CINCINNATI — His team lost to the Cincinnati Reds, 3-1, Friday night, and normally that's all Dodger Manager Tom Lasorda would have seen. That's all he would have felt, or been able to talk about.
But in this town, where a hero's reputation is coming apart in a manner as slow and uncomfortable as the Midwestern midsummer days, these are not normal times. After the Dodgers wasted 10 hits and another fine start by Mike Morgan, Lasorda chose to talk about something he saw an hour before the game.
It was Red Manager Pete Rose entering an empty dugout and grabbing a piece of green railing and just hanging there, staring at the field, for the longest time, alone.
"I looked over there today and saw Pete . . . you rarely see Pete out early like that, and alone," Lasorda said. "I thought, how sad he must be feeling right now. I thought, what is going through his mind right now?
"He finally looked over at me, and I went like this . . . "
Lasorda gestured with his thumb up.
"It's been a long, long tough ordeal for him," Lasorda said. "All I can say is, I hope he didn't bet on baseball."
That sort of hope was severely damaged Thursday when baseball's special investigator, John Dowd, testified that he has substantial evidence Rose bet heavily on baseball games, including Red games. This sort of evidence could lead to Rose being banned from the game for the rest of his life.
Yet, there is still a season to play, and Rose and the Reds were there to play Friday night before a crowd of 33,933. While it may have seemed strange to see Rose calmly managing, and then calmly answering baseball-only questions afterward, what didn't seem strange was that the Dodgers could not take advantage of the distractions.
They let Red starter Jose Rijo off the hook during rallies in the fourth and fifth innings, then blew another rally in the ninth after loading the bases with one out. Overall, it was the 29th game (out of 71) in which the Dodgers have scored two or fewer runs. They have won four of those games.
"We need to start picking each other up--that hasn't happened all year," said Alfredo Griffin, who doubled twice while going three for four to extend his hitting streak to eight games and raise his average to a season-high .250. "We get two guys that start hitting, and then six guys go in a slump. We can't do that."
They can't have innings like the ninth, which typified an entire season in 10 minutes. Against Red reliever John Franco, who appeared ready to blow a save opportunity for only the third time in 21 tries this year, pinch-hitter Mariano Duncan led off with a single to center. After Jeff Hamilton struck out, pinch-hitter Jose Gonzalez grounded a single that shortstop Barry Larkin knocked down and threw late to second, and then Griffin bounced a single up the middle to load the bases.
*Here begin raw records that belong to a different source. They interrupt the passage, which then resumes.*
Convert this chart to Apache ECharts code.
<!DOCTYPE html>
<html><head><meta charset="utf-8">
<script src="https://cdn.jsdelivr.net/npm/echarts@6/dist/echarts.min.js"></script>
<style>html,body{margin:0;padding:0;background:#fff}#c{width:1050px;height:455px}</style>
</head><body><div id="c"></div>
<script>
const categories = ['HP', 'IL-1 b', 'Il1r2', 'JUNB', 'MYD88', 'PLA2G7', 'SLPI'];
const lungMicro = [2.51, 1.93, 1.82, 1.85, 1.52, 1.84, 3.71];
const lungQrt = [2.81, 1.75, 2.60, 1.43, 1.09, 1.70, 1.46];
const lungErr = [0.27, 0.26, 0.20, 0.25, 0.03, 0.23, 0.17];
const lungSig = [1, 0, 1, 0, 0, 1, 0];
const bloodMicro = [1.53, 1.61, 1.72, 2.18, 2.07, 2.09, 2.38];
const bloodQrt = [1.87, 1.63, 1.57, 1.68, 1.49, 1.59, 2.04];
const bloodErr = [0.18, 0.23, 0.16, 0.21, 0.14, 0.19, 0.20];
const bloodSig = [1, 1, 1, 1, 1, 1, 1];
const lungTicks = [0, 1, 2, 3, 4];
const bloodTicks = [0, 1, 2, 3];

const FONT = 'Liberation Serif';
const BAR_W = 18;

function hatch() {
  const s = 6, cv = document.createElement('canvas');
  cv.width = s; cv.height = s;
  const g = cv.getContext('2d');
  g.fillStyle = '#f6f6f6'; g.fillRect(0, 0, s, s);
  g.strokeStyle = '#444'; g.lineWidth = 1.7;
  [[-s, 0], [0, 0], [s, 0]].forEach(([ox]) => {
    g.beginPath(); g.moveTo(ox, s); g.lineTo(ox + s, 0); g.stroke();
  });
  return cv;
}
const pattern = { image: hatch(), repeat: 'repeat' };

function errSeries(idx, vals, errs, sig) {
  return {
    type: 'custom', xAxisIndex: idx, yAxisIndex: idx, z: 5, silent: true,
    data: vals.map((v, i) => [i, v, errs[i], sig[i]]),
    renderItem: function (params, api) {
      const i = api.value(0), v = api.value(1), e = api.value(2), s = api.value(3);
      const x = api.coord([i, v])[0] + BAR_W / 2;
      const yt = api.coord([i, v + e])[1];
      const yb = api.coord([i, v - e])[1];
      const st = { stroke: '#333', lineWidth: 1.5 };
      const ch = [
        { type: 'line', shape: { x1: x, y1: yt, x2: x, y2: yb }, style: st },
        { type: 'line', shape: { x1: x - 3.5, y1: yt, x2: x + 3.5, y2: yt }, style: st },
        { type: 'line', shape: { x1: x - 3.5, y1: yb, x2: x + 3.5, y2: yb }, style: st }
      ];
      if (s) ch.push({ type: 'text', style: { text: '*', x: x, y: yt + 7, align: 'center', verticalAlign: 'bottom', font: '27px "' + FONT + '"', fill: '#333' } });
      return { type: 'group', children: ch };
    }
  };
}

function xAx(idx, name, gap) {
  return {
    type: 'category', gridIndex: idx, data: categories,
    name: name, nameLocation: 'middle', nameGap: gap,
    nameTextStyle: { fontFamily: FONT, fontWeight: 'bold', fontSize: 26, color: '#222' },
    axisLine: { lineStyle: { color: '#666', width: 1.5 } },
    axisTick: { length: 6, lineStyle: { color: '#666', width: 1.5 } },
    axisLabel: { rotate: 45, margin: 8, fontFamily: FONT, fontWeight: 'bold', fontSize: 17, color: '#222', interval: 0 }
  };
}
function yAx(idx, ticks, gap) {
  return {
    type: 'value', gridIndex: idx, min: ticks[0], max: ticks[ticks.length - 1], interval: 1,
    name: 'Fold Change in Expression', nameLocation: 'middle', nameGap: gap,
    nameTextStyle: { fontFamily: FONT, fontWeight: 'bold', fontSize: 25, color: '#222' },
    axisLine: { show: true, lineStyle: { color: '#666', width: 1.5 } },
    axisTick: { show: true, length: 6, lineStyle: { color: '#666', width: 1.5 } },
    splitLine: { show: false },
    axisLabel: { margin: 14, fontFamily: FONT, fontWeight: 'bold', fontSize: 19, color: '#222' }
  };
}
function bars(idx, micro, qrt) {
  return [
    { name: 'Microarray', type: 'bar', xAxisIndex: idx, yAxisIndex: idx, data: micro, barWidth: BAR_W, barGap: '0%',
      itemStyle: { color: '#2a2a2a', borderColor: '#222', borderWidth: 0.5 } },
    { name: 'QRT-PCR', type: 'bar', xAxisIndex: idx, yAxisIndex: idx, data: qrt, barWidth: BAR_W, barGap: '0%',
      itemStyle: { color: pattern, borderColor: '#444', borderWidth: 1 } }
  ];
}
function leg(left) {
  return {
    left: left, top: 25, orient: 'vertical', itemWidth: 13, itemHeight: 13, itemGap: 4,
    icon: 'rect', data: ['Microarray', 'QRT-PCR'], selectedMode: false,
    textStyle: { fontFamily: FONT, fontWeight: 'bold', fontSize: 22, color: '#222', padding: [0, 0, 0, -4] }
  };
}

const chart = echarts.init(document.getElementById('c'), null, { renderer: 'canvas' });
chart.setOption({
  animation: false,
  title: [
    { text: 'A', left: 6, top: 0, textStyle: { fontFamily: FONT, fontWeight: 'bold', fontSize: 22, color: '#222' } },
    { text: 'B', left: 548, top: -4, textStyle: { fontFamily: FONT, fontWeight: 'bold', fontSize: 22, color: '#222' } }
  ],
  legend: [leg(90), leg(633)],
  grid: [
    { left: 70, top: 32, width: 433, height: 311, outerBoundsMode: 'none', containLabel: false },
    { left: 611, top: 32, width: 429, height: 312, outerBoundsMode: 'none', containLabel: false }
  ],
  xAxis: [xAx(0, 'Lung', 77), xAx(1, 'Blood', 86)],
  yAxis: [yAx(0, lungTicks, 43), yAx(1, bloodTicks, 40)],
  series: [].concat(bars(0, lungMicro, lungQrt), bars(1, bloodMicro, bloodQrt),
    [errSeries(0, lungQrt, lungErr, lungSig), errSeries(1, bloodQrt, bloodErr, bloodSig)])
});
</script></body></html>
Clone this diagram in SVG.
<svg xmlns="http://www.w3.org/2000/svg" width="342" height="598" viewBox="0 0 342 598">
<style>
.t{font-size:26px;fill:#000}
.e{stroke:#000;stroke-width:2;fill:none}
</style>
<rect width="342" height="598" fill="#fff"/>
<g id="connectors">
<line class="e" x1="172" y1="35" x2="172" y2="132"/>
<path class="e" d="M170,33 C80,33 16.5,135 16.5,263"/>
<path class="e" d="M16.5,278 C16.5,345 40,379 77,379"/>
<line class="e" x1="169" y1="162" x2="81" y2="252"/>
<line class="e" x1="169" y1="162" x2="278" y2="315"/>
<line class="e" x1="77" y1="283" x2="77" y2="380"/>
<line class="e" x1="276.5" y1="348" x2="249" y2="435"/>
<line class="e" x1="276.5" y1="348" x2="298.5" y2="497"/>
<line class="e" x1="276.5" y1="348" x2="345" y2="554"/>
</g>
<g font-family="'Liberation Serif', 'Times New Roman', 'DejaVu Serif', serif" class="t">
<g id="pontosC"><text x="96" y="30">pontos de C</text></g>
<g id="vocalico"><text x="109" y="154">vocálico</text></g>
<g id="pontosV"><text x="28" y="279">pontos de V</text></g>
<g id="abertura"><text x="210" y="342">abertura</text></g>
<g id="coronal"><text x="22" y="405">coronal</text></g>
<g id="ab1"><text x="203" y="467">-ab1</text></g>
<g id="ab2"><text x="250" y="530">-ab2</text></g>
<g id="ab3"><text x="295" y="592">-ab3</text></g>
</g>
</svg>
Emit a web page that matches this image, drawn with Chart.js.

Up came pinch-hitter Rick Dempsey, who has had a couple of hits and RBIs (in nine at-bats) in that role this year. He took a low pitch for a ball, and then his eyes got wide.
"I was ahead of him and thought I could make him give me my pitch," Dempsey said.
His eyes got so wide, he couldn't wait. He swung at the next pitch, a sinker, and grounded it sharply to Larkin, who started an easy game-ending double play. As quickly and forcefully as Dempsey spiked his batting helmet behind first base, Franco had his league-leading 19th save, and the Dodgers fell one game under .500 again.
Meanwhile, the Reds improved to 39-32, winning yet another game while playing without outfielders Eric Davis (sore hamstring) and Kal Daniels (sore ankle). The record leads some to wonder: Under these worst of circumstances, could Rose be doing his best managing?
"I'm not thinking of the Reds and their problems," Dempsey said. "We've got enough of our own."
Morgan was thinking the same thing. He let the Reds score in only one of his six innings pitched--two runs in the third on a run-scoring single by Larkin and ensuing run-scoring double by Paul O'Neill. And if it hadn't been for the ball Morgan punched into right field for an RBI single in the fifth, the Dodgers would not have scored.
Morgan left the game after six innings, his league-leading ERA moving up slightly to 1.64. But because he is pitching for a team that has scored two or fewer runs in eight of his 13 starts, his record fell to 5-6. And like every pitcher on this staff, he wonders.
"I've given them a chance to win in all but one of my 13 starts, and we've won seven of them (including two no-decisions)," he said. "I've done all I can do. We have our chances but . . . "
Besides the ninth-inning rally, the Dodgers also put runners on first and second with none out in the fourth after Willie Randolph and Eddie Murray hit consecutive singles. But Mike Davis, Mike Scioscia and Jeff Hamilton were unable to get the ball out of the infield against Rijo, who left with back spasms after five innings but was still effective enough (one allowed run) to improve his record to 7-4.